If you want to continue to study Finance, and are interested in the US market, an interesting alternative is represented by the derivative contracts related to the price of housing in various US cities: based on the “Case-Shiller Price Index” Similar contracts do not exist in Canada. (For students new to Economics, the discussion of how to construct a measure of price trends which is independent of changes in “quality” or quantity is an interesting and important puzzle with deep applications from economic theory and data analysis click on “Methodology”.)
Even without applying the full logic of a market equilibrium, every sale must represent the decision of a buyer who is willing (if not happy) to pay the seller’s price. In part, that balance explains why the Greater Fool Theory is so important to explaining the US experience. So, if you believe that prices might pop then I suggest that you look for a house which you would like to live in even if it experienced a 10 or 25 percent capital loss on its value.
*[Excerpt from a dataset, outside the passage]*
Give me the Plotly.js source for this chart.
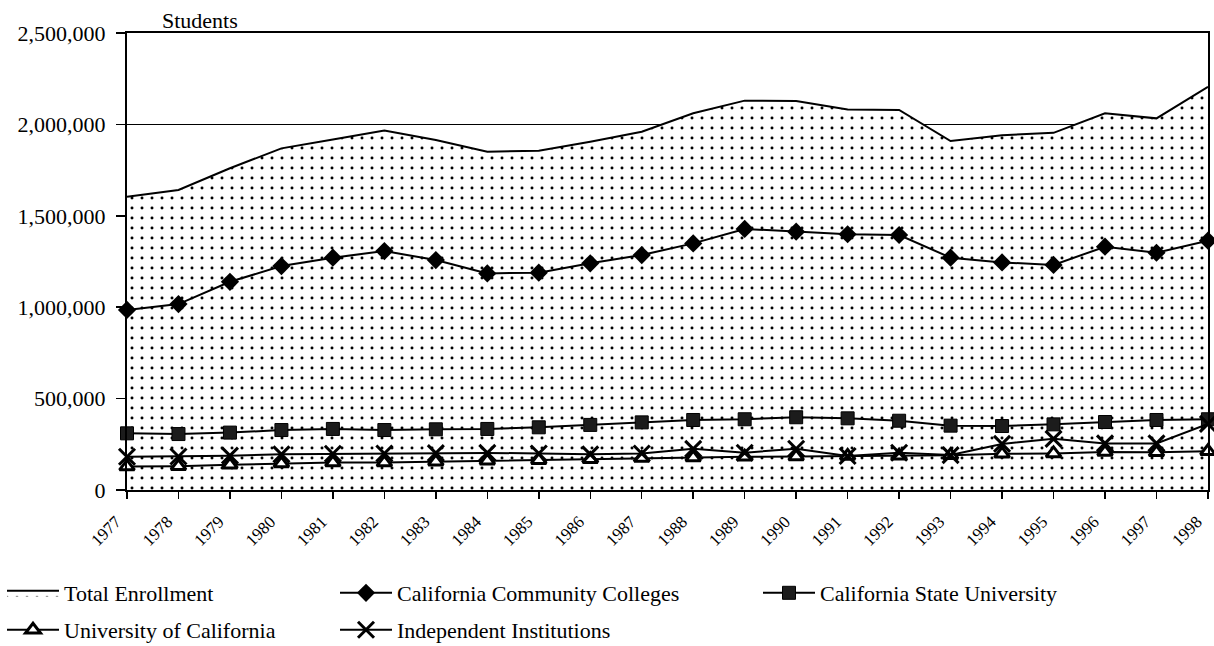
<!DOCTYPE html>
<html>
<head>
<meta charset="utf-8">
<script src="https://cdn.plot.ly/plotly-3.0.1.min.js"></script>
<style>
html,body{margin:0;padding:0;background:#fff;}
#chart{width:1214px;height:646px;}
</style>
</head>
<body>
<div id="chart"></div>
<script>
const years = [1977,1978,1979,1980,1981,1982,1983,1984,1985,1986,1987,1988,1989,1990,1991,1992,1993,1994,1995,1996,1997,1998];
const totalEnrollment = [1604000,1641000,1760000,1869000,1918000,1966000,1915000,1851000,1856000,1905000,1960000,2061000,2130000,2128000,2082000,2079000,1909000,1941000,1954000,2061000,2033000,2206000];
const communityColleges = [985000,1017000,1139000,1225000,1271000,1307000,1258000,1185000,1189000,1240000,1285000,1349000,1428000,1413000,1399000,1395000,1271000,1245000,1231000,1331000,1298000,1364000];
const stateUniversity = [310000,306000,314000,328000,334000,328000,332000,334000,343000,356000,370000,383000,387000,398000,392000,379000,352000,350000,359000,372000,383000,387000];
const universityOfCalifornia = [128000,130000,138000,145000,150000,150000,155000,160000,163000,168000,175000,178000,182000,183000,186000,188000,190000,198000,200000,208000,206000,212000];
const independentInstitutions = [182000,183000,188000,195000,198000,200000,202000,203000,200000,195000,200000,225000,204000,226000,186000,204000,191000,252000,280000,255000,255000,362000];
const seriesNames = ["Total Enrollment","California Community Colleges","California State University","University of California","Independent Institutions"];

const W = 1214, H = 646;
const font = "Liberation Serif, Times New Roman, serif";

const lineStyle = {color:"black", width:2};
const traces = [
  {x:years, y:totalEnrollment, name:seriesNames[0], type:"scatter", mode:"lines", fill:"tozeroy",
   fillcolor:"white", fillpattern:{shape:".", fgcolor:"black", bgcolor:"white", size:10, solidity:0.07},
   line:lineStyle, legend:"legend"},
  {x:years, y:communityColleges, name:seriesNames[1], type:"scatter", mode:"lines+markers",
   line:lineStyle, marker:{symbol:"diamond", size:14, color:"black"}, cliponaxis:false, legend:"legend2"},
  {x:years, y:stateUniversity, name:seriesNames[2], type:"scatter", mode:"lines+markers",
   line:lineStyle, marker:{symbol:"square", size:13, color:"#1c1c1c", line:{color:"black", width:1}}, cliponaxis:false, legend:"legend3"},
  {x:years, y:universityOfCalifornia, name:seriesNames[3], type:"scatter", mode:"lines+markers",
   line:lineStyle, marker:{symbol:"triangle-up", size:13, color:"white", line:{color:"black", width:3}}, cliponaxis:false, legend:"legend4"},
  {x:years, y:independentInstitutions, name:seriesNames[4], type:"scatter", mode:"lines+markers",
   line:lineStyle, marker:{symbol:"x-thin-open", size:16, color:"black", line:{color:"black", width:3}}, cliponaxis:false, legend:"legend5"}
];

function leg(xpx, ypx){
  return {xref:"container", yref:"container", x:xpx/W, y:1-ypx/H, xanchor:"left", yanchor:"middle",
    orientation:"v", bgcolor:"rgba(0,0,0,0)", borderwidth:0, itemwidth:52,
    font:{family:font, size:22, color:"black"}, itemclick:false, itemdoubleclick:false};
}

const layout = {
  width:W, height:H,
  margin:{l:127, r:6, t:33, b:156, autoexpand:false},
  paper_bgcolor:"white", plot_bgcolor:"white",
  font:{family:font, color:"black"},
  title:{text:"Students", xref:"container", yref:"container", x:162/W, xanchor:"left", y:1-20/H, yanchor:"middle",
    font:{family:font, size:22, color:"black"}},
  xaxis:{range:[1977,1998.001], tickmode:"array", tickvals:years, ticktext:years.map(String), tickangle:-45,
    ticklabeloverflow:"allow", ticklabelshift:-11, ticklabelstandoff:6,
    ticks:"outside", ticklen:7, tickwidth:1.5, tickcolor:"black",
    showline:true, linecolor:"black", linewidth:2, mirror:true, showgrid:false, zeroline:false,
    tickfont:{family:font, size:17, color:"black"}},
  yaxis:{range:[0,2500000], dtick:500000, tickformat:",d", ticks:"outside", ticklen:9, tickwidth:1.5, tickcolor:"black",
    ticklabelstandoff:6,
    showline:true, linecolor:"black", linewidth:2, mirror:true, showgrid:true, gridcolor:"black", gridwidth:1.5,
    zeroline:false,
    tickfont:{family:font, size:22, color:"black"}},
  showlegend:true,
  legend:leg(2,593),
  legend2:leg(335,593),
  legend3:leg(758,593),
  legend4:leg(2,630),
  legend5:leg(335,630)
};

Plotly.newPlot("chart", traces, layout, {displayModeBar:false, staticPlot:true});
</script>
</body>
</html>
Or rent now and buy it after the price drops and after the seller who bought a too-big mortgage is forced to sell.
Which leads to the second question: what to do about differences of opinion? If all of these smart people debate whether a price bubble exists, who should you believe? “Reasonable People did Disagree: Optimism and Pessimism about the U.S. Housing Market before the Crash” is the title of an interesting working paper by Kristopher Gerardi, Christopher L. Foote, Paul Willen . They note why it is so hard to find a consensus ahead of time
Perhaps more important for current students scared by your current student debt and the appearance of a future with impossibly high house prices, there is good news in a bubble: all bubbles must end (eventually) because the price is above the long run equilibrium level. So, by the time you have paid off the student loan (at the relatively low interest rates) and built a downpayment, then prices will have crashed below the long run equilibrium level. If it is a true bubble.